PARÍS. Libia, país que se encuentra a 350 kilómetros de las costas de Europa, parecía sumergirse irremediablemente en la guerra civil después que el mariscal Khalifa Haftar tomó el control del aeropuerto de Trípoli y aceleró su ofensiva sobre la capital.
Su objetivo consiste en ocupar la ciudad y provocar la capitulación sin condiciones del Gobierno de Unión Nacional (GNA) que dirige Fayez el-Sarraj, reconocido por la comunidad internacional como única autoridad legítima del país.
Las potencias occidentales cerraron ayer sus representaciones en el país y algunos -como Estados Unidos- decidieron replegar sus fuerzas estacionadas en Libia para evitar provocaciones que puedan obligarlas a intervenir en los combates.
La fulminante agravación del conflicto libio provocó extrema inquietud en las cancillerías occidentales porque esa nueva explosión de violencia coincide con la tensa situación que subsiste en Argelia tras la renuncia del presidente Abdelaziz Buteflika. Libia y Argelia comparten una frontera de 900 kilómetros y ambos son grandes productores de petróleo, lo que explica el temor occidental a una desestabilización que podría estremecer los mercados mundiales y colocar en peligro los frágiles equilibrios en el norte de África.
Haftar, de 75 años, cuenta con el apoyo económico y militar de un eje sunita y anti-islamista formado por Arabia Saudita, los Emiratos Árabes Unidos y Egipto.
La operación Torrente de Dignidad “no cesará hasta lograr todos sus objetivos militares”, proclamó Ahmad al Mismari, portavoz oficial del Ejército Nacional Libio (LNA) del mariscal Haftar.
Ocho años después de la muerte del coronel Muamar Gadafi y la caída de su régimen en 2011, Libia sigue sumergida en una situación generalizada de caos, con el país fraccionado en zonas sometidas al control de fuerzas antagónicas.
Haftar, miembro del grupo de oficiales jóvenes que ayudó a Gadafi a tomar el poder en 1969, rompió el jueves pasado la tregua y ordenó a sus tropas lanzarse a la conquista de Trípoli.

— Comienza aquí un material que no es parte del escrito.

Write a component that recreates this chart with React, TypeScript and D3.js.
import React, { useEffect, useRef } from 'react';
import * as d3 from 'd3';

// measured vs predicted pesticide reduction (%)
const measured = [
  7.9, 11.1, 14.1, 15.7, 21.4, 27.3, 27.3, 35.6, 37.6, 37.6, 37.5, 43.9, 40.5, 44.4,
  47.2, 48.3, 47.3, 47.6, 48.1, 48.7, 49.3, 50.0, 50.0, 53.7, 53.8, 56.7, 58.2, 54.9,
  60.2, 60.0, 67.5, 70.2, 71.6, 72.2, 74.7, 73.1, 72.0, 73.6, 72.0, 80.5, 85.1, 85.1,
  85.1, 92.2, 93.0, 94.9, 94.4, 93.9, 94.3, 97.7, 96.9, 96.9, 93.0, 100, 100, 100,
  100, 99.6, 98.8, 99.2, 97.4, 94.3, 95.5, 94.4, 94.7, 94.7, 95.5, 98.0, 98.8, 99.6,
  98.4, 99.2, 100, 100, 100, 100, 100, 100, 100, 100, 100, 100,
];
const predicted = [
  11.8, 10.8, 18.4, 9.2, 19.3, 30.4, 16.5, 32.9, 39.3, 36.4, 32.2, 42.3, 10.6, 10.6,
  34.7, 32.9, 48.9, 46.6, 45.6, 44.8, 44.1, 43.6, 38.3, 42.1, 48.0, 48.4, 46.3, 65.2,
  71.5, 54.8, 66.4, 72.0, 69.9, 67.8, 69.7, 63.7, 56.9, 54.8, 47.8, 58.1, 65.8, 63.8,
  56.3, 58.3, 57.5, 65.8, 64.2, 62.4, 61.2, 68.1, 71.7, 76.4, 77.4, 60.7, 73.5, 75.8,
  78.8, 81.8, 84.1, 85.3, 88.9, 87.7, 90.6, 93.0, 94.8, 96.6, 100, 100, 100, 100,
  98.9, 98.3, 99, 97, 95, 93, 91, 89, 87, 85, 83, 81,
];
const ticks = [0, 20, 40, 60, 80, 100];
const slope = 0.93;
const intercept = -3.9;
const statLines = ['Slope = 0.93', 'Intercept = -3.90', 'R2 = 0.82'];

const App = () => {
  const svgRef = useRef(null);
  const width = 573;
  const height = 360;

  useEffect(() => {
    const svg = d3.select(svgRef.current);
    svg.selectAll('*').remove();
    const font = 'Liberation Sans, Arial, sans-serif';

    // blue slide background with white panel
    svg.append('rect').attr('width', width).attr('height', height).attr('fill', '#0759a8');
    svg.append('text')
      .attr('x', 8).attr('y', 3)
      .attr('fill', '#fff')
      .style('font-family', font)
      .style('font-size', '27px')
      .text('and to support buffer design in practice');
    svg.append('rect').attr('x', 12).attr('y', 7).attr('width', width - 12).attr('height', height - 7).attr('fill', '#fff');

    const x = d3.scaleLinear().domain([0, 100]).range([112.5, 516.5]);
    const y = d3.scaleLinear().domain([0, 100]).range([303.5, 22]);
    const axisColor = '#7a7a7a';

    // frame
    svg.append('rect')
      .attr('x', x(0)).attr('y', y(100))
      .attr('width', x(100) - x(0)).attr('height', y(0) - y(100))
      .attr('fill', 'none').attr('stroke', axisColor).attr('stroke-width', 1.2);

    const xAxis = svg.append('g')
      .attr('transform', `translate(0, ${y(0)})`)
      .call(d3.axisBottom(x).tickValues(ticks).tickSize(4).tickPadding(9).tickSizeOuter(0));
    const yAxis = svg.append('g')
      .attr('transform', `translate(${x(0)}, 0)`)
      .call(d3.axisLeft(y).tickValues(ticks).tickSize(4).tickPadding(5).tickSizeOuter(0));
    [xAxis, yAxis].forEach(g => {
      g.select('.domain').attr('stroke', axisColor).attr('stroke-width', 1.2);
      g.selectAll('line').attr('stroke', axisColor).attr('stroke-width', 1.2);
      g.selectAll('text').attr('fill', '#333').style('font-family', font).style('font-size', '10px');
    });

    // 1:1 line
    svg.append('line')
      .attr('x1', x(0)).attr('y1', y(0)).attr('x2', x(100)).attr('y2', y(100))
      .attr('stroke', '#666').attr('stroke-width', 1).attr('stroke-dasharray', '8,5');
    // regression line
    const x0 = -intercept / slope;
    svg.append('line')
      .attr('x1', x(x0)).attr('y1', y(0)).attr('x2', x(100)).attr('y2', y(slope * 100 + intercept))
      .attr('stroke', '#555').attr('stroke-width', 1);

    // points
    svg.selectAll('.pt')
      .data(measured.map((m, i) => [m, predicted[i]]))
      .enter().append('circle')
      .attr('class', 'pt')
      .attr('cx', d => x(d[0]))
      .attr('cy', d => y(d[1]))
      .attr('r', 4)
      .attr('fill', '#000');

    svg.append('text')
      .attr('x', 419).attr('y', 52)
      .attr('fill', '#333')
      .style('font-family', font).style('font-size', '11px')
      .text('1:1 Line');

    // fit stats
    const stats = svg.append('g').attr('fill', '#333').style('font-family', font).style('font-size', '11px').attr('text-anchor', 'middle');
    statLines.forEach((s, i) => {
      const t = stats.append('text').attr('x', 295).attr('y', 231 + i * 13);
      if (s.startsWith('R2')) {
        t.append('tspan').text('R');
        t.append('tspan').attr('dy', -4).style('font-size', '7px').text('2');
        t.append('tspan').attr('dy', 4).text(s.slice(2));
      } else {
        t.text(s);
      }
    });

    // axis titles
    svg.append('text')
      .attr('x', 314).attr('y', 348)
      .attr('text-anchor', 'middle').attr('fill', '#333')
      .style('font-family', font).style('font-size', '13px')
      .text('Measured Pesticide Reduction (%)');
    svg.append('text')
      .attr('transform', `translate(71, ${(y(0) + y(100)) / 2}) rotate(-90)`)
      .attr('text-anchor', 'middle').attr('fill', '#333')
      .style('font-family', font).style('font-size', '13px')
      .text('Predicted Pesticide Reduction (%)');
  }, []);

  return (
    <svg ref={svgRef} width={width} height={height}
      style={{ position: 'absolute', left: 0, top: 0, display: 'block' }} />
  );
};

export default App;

El mariscal adoptó esa decisión mientras el secretario general de la ONU, Antonio Guterres, se encontraba en la capital tratando de evitar la reanudación de la violencia. Guterres se había reunido poco antes con el militar en su cuartel general de Bengasi para concretar la conferencia de paz del 14 al 16 de abril, que fue negociada por el emisario de la ONU en Libia, Ghassan Salamé, con los diferentes actores del conflicto.

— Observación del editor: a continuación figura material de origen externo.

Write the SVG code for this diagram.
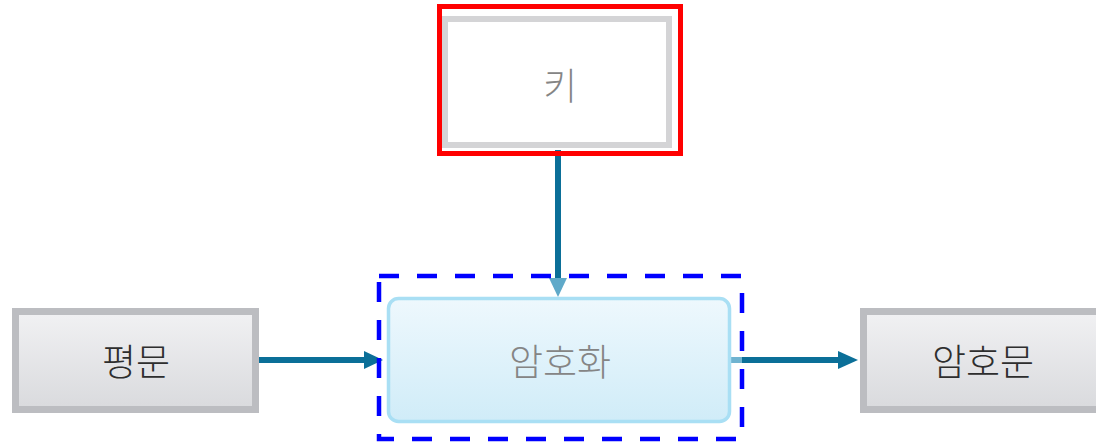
<svg xmlns="http://www.w3.org/2000/svg" width="1096" height="445" viewBox="0 0 1096 445">
<defs>
<linearGradient id="gray" x1="0" y1="0" x2="0" y2="1"><stop offset="0" stop-color="#f1f1f3"/><stop offset="1" stop-color="#d9dadd"/></linearGradient>
<linearGradient id="blue" x1="0" y1="0" x2="0" y2="1"><stop offset="0" stop-color="#eef8fd"/><stop offset="1" stop-color="#d0ecf8"/></linearGradient>
</defs>
<style>
.lbl{font-family:"Noto Sans CJK KR","Noto Sans",sans-serif;font-size:37px;font-weight:300;text-anchor:middle;dominant-baseline:central}
.dark{fill:#2e2e2e}
.gbox{fill:url(#gray);stroke:#bcbdc1;stroke-width:7}
.conn{stroke:#0b6f98;stroke-width:6;fill:none}
.head{fill:#0b6f98}
</style>
<rect width="1096" height="445" fill="#ffffff"/>
<g id="connectors">
<line class="conn" x1="558" y1="150" x2="558" y2="280"/>
<polygon points="549,278 567,278 558,297" fill="#5fa9c9"/>
<line class="conn" x1="258" y1="360" x2="368" y2="360"/>
<polygon class="head" points="364,351 383,360 364,369"/>
<line x1="731" y1="360" x2="742" y2="360" stroke="#6fb3d0" stroke-width="6"/>
<line class="conn" x1="742" y1="360" x2="842" y2="360"/>
<polygon class="head" points="838,351 858,360 838,369"/>
</g>
<g id="key">
<rect x="445" y="19" width="224" height="126" fill="#ffffff" stroke="#d4d4d6" stroke-width="6"/>
<rect x="439.5" y="6.5" width="241" height="147" fill="none" stroke="#ff0000" stroke-width="5"/>
<text class="lbl" x="560" y="84" fill="#858585">키</text>
</g>
<g id="plaintext">
<rect class="gbox" x="15.5" y="311.5" width="240" height="98"/>
<text class="lbl dark" x="136" y="360">평문</text>
</g>
<g id="encrypt">
<rect x="388.5" y="298.5" width="341" height="123" rx="10" fill="url(#blue)" stroke="#a9dff4" stroke-width="3.5"/>
<text class="lbl" x="560" y="360" fill="#858585">암호화</text>
<rect x="379" y="276" width="363" height="163" fill="none" stroke="#0000ff" stroke-width="4.5" stroke-dasharray="20 18"/>
</g>
<g id="ciphertext">
<rect class="gbox" x="863.5" y="311.5" width="240" height="98"/>
<text class="lbl dark" x="983" y="360">암호문</text>
</g>
</svg>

El mariscal también rechazó todos los llamados a evitar la guerra lanzados por organismos internacionales. Los cancilleres del G7, reunidos en el balneario francés de Dinard, apelaron a una tregua. “No puede haber victoria militar. La solución sólo puede ser política”, agregó el ministro francés de Relaciones Exteriores, Jean- Yves Le Drian. Pero el portavoz militar de Haftar respondió ayer que “no escucharán (ningún pedido) hasta que no alcancen todos los objetivos militares”.
El actual hombre fuerte de Libia -reclutado en los años 1980 por la CIA, que lo convirtió en uno de los principales opositores a Gadafi en el exilio-, busca desde hace años tomar el control total del país.

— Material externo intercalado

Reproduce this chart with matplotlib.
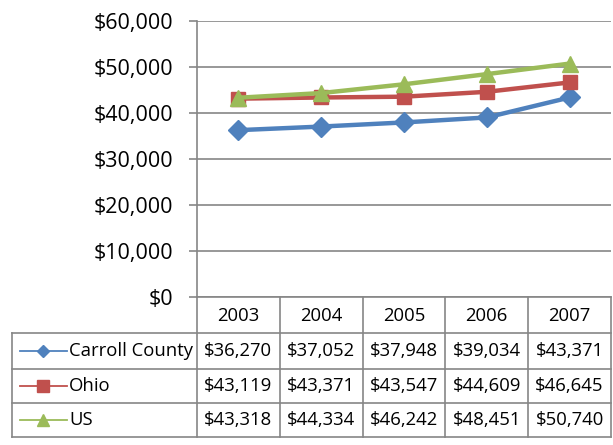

En mayo de 2014, logró que el gobierno rebelde con sede en Tobruk lo designara jefe del antiguo Ejército Nacional Libio (LNA) y meses después inició una operación que le permitió conquistar los puertos de Sidra y Ras Lanuf -corazón de la industria petrolera- y tomar el control de las ciudades de Bengasi y Derna, iniciativa que desencadenó una gigantesca crisis humanitaria.
Si logra dominar la capital, el último foco de resistencia sería Misrata, principal puerto comercial del país, que en 2016 envió tropas de refuerzo para sostener al gobierno impuesto por la ONU en Trípoli.